If you were wondering who was the first parent to use “time out” as a way of giving a child an opportunity to rethink their behavior, this is it.  And it is no surprise that millennia later the church would see the three days in the belly of the big fish as an image filled out in new ways by the three days Jesus spent in the tomb.

It isn’t just one of us, from time to time, that needs an opportunity to consider how destructive our behavior can be.  There are times when the whole world could use a time out.  And the early teachers of the church grasped this.  We can run, but we can’t hide.
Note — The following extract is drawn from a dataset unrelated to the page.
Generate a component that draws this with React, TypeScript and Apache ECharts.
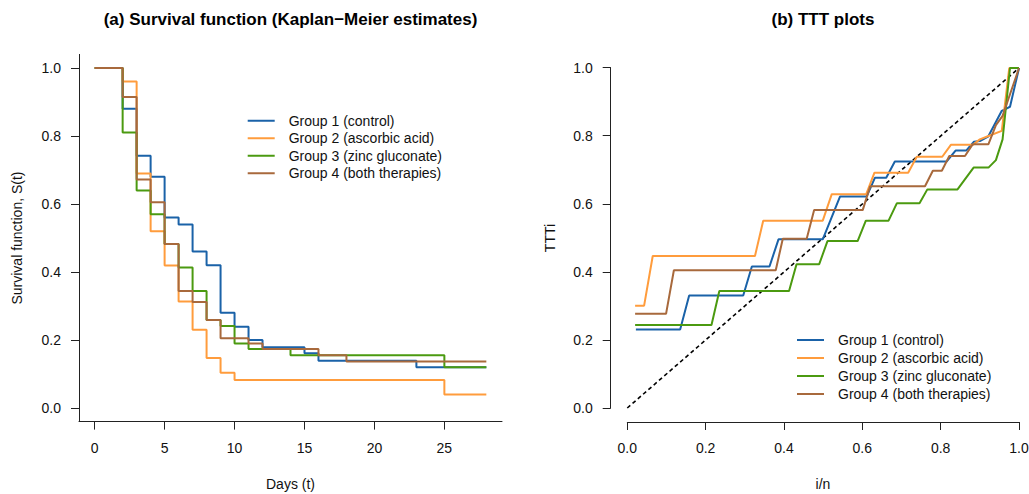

Life is not so much about what happens to us as it is about how we respond to God – whenever what happens, happens.  And when we do run – whether it is willful or a result of spiritual immaturity – the unfinished business we have with God will continue to surface over and over again, until we turn and face it with God at our side.

It doesn’t matter whether it is prejudice, grudges, insecurity, fears, a lack of self-discipline, selfishness, narrowness, something else we have yet to learn, or spiritual injury at the hands of others.  God is in the business of healing us, and if it doesn’t get done now, it will inevitably follow us wherever we go.

Don’t stop listening for the voice of God.

Examine your heart with God’s love and help.

Embrace the healing he has to offer.

And don’t ever run from his presence — because you can’t hide.

 

[1] Jack M. Sasson’s commentary in the Anchor Bible Commentary Series (vol. 66) provides a helpful conversation about the Hebrew of Jonah discussed throughout the article.